World’s first commercial airborne wind turbine
A new, floating wind turbine design could bring clean, renewable power to off-grid areas. Alumni of the Massachusetts Institute of Technology have launched a start-up called Altaeros which will develop the world’s first commercial airborne wind turbine. Their Buoyant Air Turbine, or B.A.T., uses a helium-filled shell – made of the same fabric used in blimps and sails – to hover around 1,000 to 2,000 feet above ground to capture the stronger, steadier winds available at that altitude. This report and photo from Ecoseed.org.
Ecoseed.org report: 25 May 2014
A new, floating wind turbine design could bring clean, renewable power to off-grid areas.
Alumni of the Massachusetts Institute of Technology, Ben Glass and Adam Rein, have launched a start-up called Altaeros which will develop the world’s first commercial airborne wind turbine.
Their Buoyant Air Turbine, or B.A.T., uses a helium-filled shell – made of the same fabric used in blimps and sails – to hover around 1,000 to 2,000 feet above ground to capture the stronger, steadier winds available at that altitude.
The B.A.T. can produce double the energy of similarly sized tower-mounted turbines. This is because, at the altitude that the B.A.T. hovers, the winds blow five to eight times stronger than winds at tower level (roughly 100 to 300 feet).
According to Mr. Rein, the B.A.T. is not designed to replace conventional tower-mounted turbines but, it will be able to bring wind power to areas where tower-mounted turbines are not practical or economically feasible.
“It’s really about expanding wind energy to all those places in the fringes where it doesn’t really work today, and expanding the amount of wind power that’s able to be deployed globally,” said Mr. Rein.
Conventional turbine construction requires tons of concrete and the use of cranes to erect the towers and mount the turbines. This can make deployment difficult in some areas. The B.A.T., on the other hand, can be deflated and packed into two midsized shipping containers for transport. Upon reaching the area, it can just be re-inflated at which point it will self-lift into the air.
When deployed, three tethers connect the B.A.T. to a rotating ground station, which automatically adjusts its altitude to obtain the strongest possible winds. Power generated travels down one of the tethers to the ground station before being passed along to microgrids.
The B.A.T. operates almost completely autonomously. It is equipped with anemometers which can detect optimal wind speeds and adjust the system and the altitude and direction at which the turbine floats accordingly. This also allows the B.A.T. to self-dock in case of an emergency such as weather getting to rough or if a tether breaks loose.

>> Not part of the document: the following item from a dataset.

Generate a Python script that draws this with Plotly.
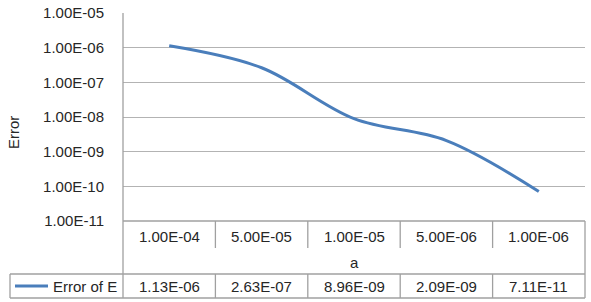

Target sites for B.A.T. deployment would include areas which currently depend on large diesel generators for powers. This would include military bases, industrial sites, island and rural communities. However, the B.A.T. could also help provide on the spot power for places such as amusement parks, festivals, and sporting event venues. In times of emergency, the B.A.T. could also be easily deployed to places that were cut off from the regular grid.

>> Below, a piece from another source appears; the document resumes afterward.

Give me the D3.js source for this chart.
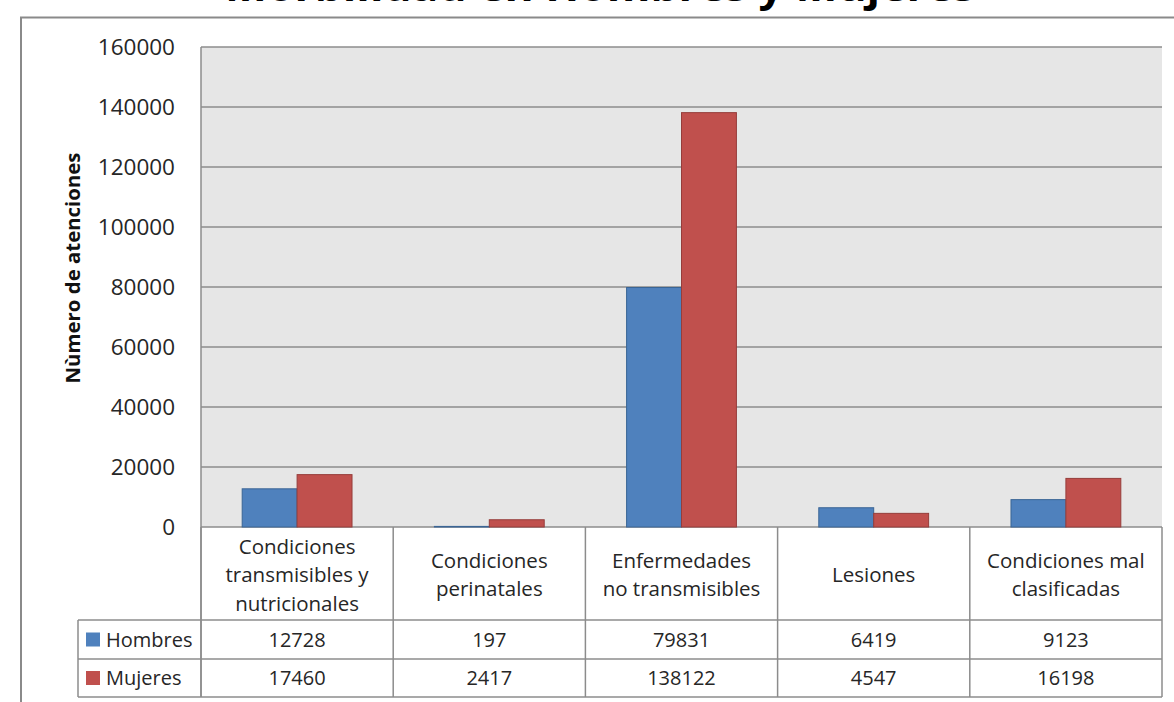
<!DOCTYPE html>
<html>
<head>
<meta charset="utf-8">
<script src="https://cdn.jsdelivr.net/npm/d3@7"></script>
<style>
  body { margin: 0; background: #fff; }
  text { font-family: "Open Sans", sans-serif; }
</style>
</head>
<body>
<svg id="chart" width="1174" height="702"></svg>
<script>
const categories = [
  ["Condiciones", "transmisibles y", "nutricionales"],
  ["Condiciones", "perinatales"],
  ["Enfermedades", "no transmisibles"],
  ["Lesiones"],
  ["Condiciones mal", "clasificadas"],
];
const seriesNames = ["Hombres", "Mujeres"];
const hombres = [12728, 197, 79831, 6419, 9123];
const mujeres = [17460, 2417, 138122, 4547, 16198];
const yTicks = [0, 20000, 40000, 60000, 80000, 100000, 120000, 140000, 160000];

const colors = { Hombres: "#4f81bd", Mujeres: "#c0504d" };
const strokes = { Hombres: "#3a6595", Mujeres: "#963d3b" };
const series = [hombres, mujeres];

const svg = d3.select("#chart");
const plot = { left: 201, right: 1162, top: 47, bottom: 527 };
const rowY = [620, 659, 697];   // bordes de las filas de la tabla
const txt = "#262626";

// marco exterior
svg.append("path")
  .attr("d", "M21,702 V17.5 H1174")
  .attr("fill", "none").attr("stroke", "#8a8a8a").attr("stroke-width", 2);

// titulo (cortado arriba)
svg.append("text")
  .attr("x", 600).attr("y", 0.5)
  .attr("text-anchor", "middle")
  .attr("font-size", 42).attr("font-weight", "bold")
  .attr("textLength", 750).attr("lengthAdjust", "spacingAndGlyphs")
  .text("Morbilidad en Hombres y Mujeres");

const x = d3.scaleBand().domain(d3.range(categories.length))
  .range([plot.left, plot.right]);
const xInner = d3.scaleBand().domain(seriesNames)
  .range([0, x.bandwidth()]).paddingInner(0).paddingOuter(0.75);
const y = d3.scaleLinear().domain([0, 160000]).range([plot.bottom, plot.top]);

svg.append("rect")
  .attr("x", plot.left).attr("y", plot.top)
  .attr("width", plot.right - plot.left).attr("height", plot.bottom - plot.top)
  .attr("fill", "#e6e6e6");

svg.append("g").selectAll("line").data(yTicks).join("line")
  .attr("x1", plot.left).attr("x2", plot.right)
  .attr("y1", d => y(d)).attr("y2", d => y(d))
  .attr("stroke", "#8c8c8c").attr("stroke-width", 1.5);

svg.append("line")
  .attr("x1", plot.left).attr("x2", plot.left)
  .attr("y1", plot.top).attr("y2", rowY[2])
  .attr("stroke", "#8c8c8c").attr("stroke-width", 1.5);

// etiquetas del eje y
svg.append("g").selectAll("text").data(yTicks).join("text")
  .attr("x", 175).attr("y", d => y(d))
  .attr("dy", "0.35em")
  .attr("text-anchor", "end")
  .attr("font-size", 22.5).attr("fill", txt)
  .text(d => d);

svg.append("text")
  .attr("transform", "translate(80,268) rotate(-90)")
  .attr("text-anchor", "middle")
  .attr("font-size", 20.4).attr("font-weight", "bold").attr("fill", "#111")
  .text("Nùmero de atenciones");

// barras
seriesNames.forEach((name, si) => {
  svg.append("g").selectAll("rect").data(series[si]).join("rect")
    .attr("x", (d, i) => x(i) + xInner(name))
    .attr("y", d => y(d))
    .attr("width", xInner.bandwidth())
    .attr("height", d => y(0) - y(d))
    .attr("fill", colors[name])
    .attr("stroke", strokes[name]).attr("stroke-width", 1);
});

// tabla de datos
const grid = svg.append("g").attr("stroke", "#8c8c8c").attr("stroke-width", 1.5);
rowY.forEach(ry => {
  grid.append("line").attr("x1", 78).attr("x2", plot.right)
    .attr("y1", ry).attr("y2", ry);
});
grid.append("line").attr("x1", 78).attr("x2", 78).attr("y1", rowY[0]).attr("y2", rowY[2]);
d3.range(categories.length + 1).forEach(i => {
  const xx = i < categories.length ? x(i) : plot.right;
  grid.append("line").attr("x1", xx).attr("x2", xx)
    .attr("y1", plot.bottom).attr("y2", rowY[2]);
});

const lineH = 28.5;
categories.forEach((lines, i) => {
  const cx = x(i) + x.bandwidth() / 2;
  const y0 = 575 - (lines.length - 1) * lineH / 2;
  svg.append("text")
    .attr("text-anchor", "middle").attr("font-size", 20.5).attr("fill", txt)
    .selectAll("tspan").data(lines).join("tspan")
    .attr("x", cx).attr("y", (d, k) => y0 + k * lineH).attr("dy", "0.35em")
    .text(d => d);
});

seriesNames.forEach((name, si) => {
  const cy = (rowY[si] + rowY[si + 1]) / 2;
  svg.append("rect")
    .attr("x", 86).attr("y", cy - 7).attr("width", 14).attr("height", 14)
    .attr("fill", colors[name]);
  svg.append("text")
    .attr("x", 106).attr("y", cy).attr("dy", "0.35em")
    .attr("font-size", 20).attr("fill", txt)
    .text(name);
  svg.append("g").selectAll("text").data(series[si]).join("text")
    .attr("x", (d, i) => x(i) + x.bandwidth() / 2)
    .attr("y", cy).attr("dy", "0.35em")
    .attr("text-anchor", "middle").attr("font-size", 20).attr("fill", txt)
    .text(d => d);
});
</script>
</body>
</html>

Next year, the B.A.T. is set to be deployed at a site south of Fairbanks, Alaska, as part of an 18-month trial funded by the Alaska Energy Authority. Currently, people in rural Alaska rely on gas or diesel generators for power and pay around $1 per kilowatt-hour for electricity. The B.A.T., which has a capacity of 30 kilowatts, aims to drop that cost to roughly 18 cents per kilowatt hour.